DeWine scrapped a budget measure granting new authority to county budget commissions — three-member panels made up of the local auditor, treasurer, and prosecutor. In particular, the governor opposed changes allowing commissioners to reduce voter-approved levies.

State lawmakers also wanted to restrict what kinds of levies school districts can get on the ballot in the first place.

Replacement levies, fixed-sum or substitute emergency levies, and combined income and property tax levies would all be prohibited under the state budget. DeWine argued those measures are “important tools” for school districts and vetoed the provision.

The governor also turned down a change to the way school district millage gets calculated.

It’s complicated.

Ohio’s constitution grants jurisdictions the authority to levy up to 10 mills in property taxes. A mill is one thousandth of a dollar, so 10 mills is 1% of a property’s value. Anything beyond that 10-mill limit needs voter approval.

Last year in Columbus, for instance, a typical residential homeowner saw an effective rate of about 49.6 mills.

Naturally, as property values rise, the same millage brings in more money. So, in the 1970s Ohio lawmakers created a kind of brake on those kinds of increases. They created a reduction factor bringing down rates, so homeowners’ bills held steady.

Importantly, those reductions can’t bring a school district’s tax rates below 20 mills. If property values rise high enough, the rates can’t get reduced any further.

School districts found a work around in certain levies that aren’t subject to the reduction factor. The state budget would’ve required those additional levies to be counted as part of the 20-mill floor. The change would mean some districts that were previously at the floor would have room for additional reductions.

DeWine rejected that change.

Outside reactions

Tom Zaino, a former state tax commissioner who heads up the Ohio Taxpayer Protection Coalition, lobbied lawmakers for changes to the 20-mill floor calculation.

He said the budget “goes a very long way in addressing” what his group was seeking. But Zaino insisted they’re not trying to undercut school districts’ revenue, but they want to ensure those levies are subject to reductions, not growing with property values.

“It is only tamping down inflationary growth in revenues,” he argued, “and they still can go back to the voters. None of their current revenues go away or anything like that. So, they can still go back to the voters and get more revenue if they can justify that with the voters.”

Zaino admitted some discomfort with county budget commissions rolling back voted levies — DeWine’s justification for a different veto — but argued an agency could file an appeal with the Board of Tax Appeals.

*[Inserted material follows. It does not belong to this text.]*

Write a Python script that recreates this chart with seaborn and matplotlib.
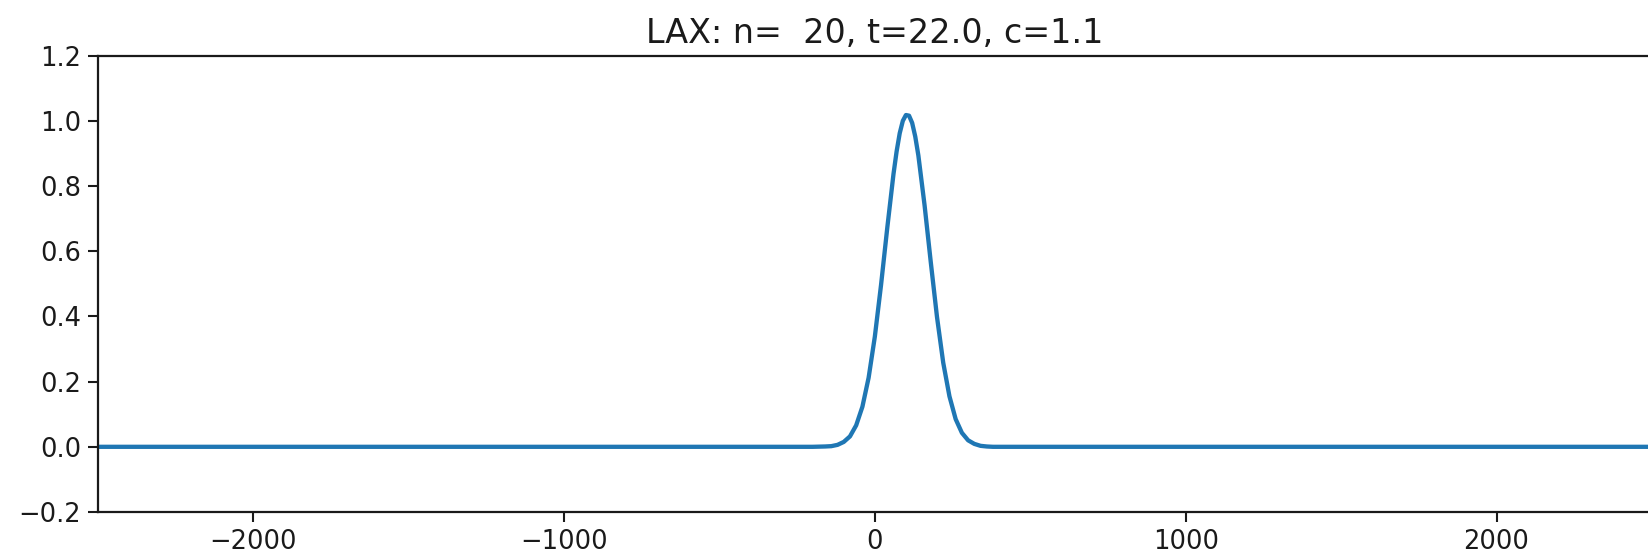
import numpy as np
import pandas as pd
import matplotlib
matplotlib.use("Agg")
import matplotlib.pyplot as plt
import seaborn as sns

# Values
x_vals = [-2500, -400, -200, -160, -140, -120, -100, -80, -60, -40, -20, 0, 20, 40,
          60, 70, 80, 90, 100, 110, 120, 130, 140, 160, 180, 200, 220, 240, 260,
          280, 300, 320, 340, 360, 380, 600, 2500]
u_vals = [0.0, 0.0, 0.0, 0.001, 0.002, 0.006, 0.015, 0.032, 0.066, 0.123, 0.212,
          0.338, 0.497, 0.672, 0.837, 0.906, 0.962, 1.000, 1.018, 1.016, 0.994,
          0.952, 0.894, 0.741, 0.566, 0.398, 0.258, 0.155, 0.085, 0.043, 0.020,
          0.009, 0.003, 0.001, 0.0, 0.0, 0.0]
x_ticks = [-2000, -1000, 0, 1000, 2000]
y_ticks = [-0.2, 0.0, 0.2, 0.4, 0.6, 0.8, 1.0, 1.2]
y_tick_labels = ["\u22120.2", "0.0", "0.2", "0.4", "0.6", "0.8", "1.0", "1.2"]
title_text = "LAX: n=  20, t=22.0, c=1.1"

sns.set_style("ticks")
plt.rcParams["font.family"] = ["DejaVu Sans"]
plt.rcParams["axes.edgecolor"] = "#1a1a1a"
plt.rcParams["xtick.color"] = "#1a1a1a"
plt.rcParams["ytick.color"] = "#1a1a1a"

df = pd.DataFrame({"x": x_vals, "u": u_vals})

fig = plt.figure(figsize=(16.48, 5.57), dpi=100)
ax = fig.add_axes([0.0593, 0.0808, 1.0024 - 0.0593, 0.900 - 0.0808])
sns.lineplot(data=df, x="x", y="u", ax=ax, color="#1f77b4", linewidth=3.1)

ax.set_xlim(-2500, 2500)
ax.set_ylim(-0.2, 1.2)
ax.set_xticks(x_ticks)
ax.set_yticks(y_ticks)
ax.set_yticklabels(y_tick_labels)
ax.set_xlabel("")
ax.set_ylabel("")
ax.tick_params(axis="both", labelsize=18.5, labelcolor="#1a1a1a", length=7, width=1.5, pad=5)
for s in ax.spines.values():
    s.set_linewidth(1.6)
ax.set_title(title_text, fontsize=24, pad=9, color="#1a1a1a")

fig.savefig("out.png", dpi=100)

Zaino noted his coalition, which has the backing of the Ohio Chamber of Commerce and Ohio Realtors, would like to see lawmakers override all four of the governor’s property tax vetoes.

That includes a provision capping at 40% of operating revenue the cash reserves districts can carry into the following year.

Donovan O’Neil, who leads Americans for Prosperity Ohio, said the planned override vote shows lawmakers “commitment” to taxpayers.

“These commonsense reforms were crafted to stop the unchecked growth of property taxes and restore a stronger voice for voters,” he said. “Lawmakers are doing the right thing by fighting to get them back on the books.”

But Scott DiMauro thinks the override effort is misguided. The high school social studies teacher and president of the Ohio Education Association argued the state budget put public schools in a massive funding hole.

“What the governor did was just help mitigate the damage,” he said. “Not only was the legislature underfunding schools in terms of state funding, they were also trying to solve their property tax problem on the backs of Ohio’s public school students.”

He argued the provisions DeWine vetoed were “half baked” and that it’s “disappointing” some lawmakers in the majority are eager to double down on bad policy.

“We hope that common sense will prevail,” he said, “and this veto override effort will fail.”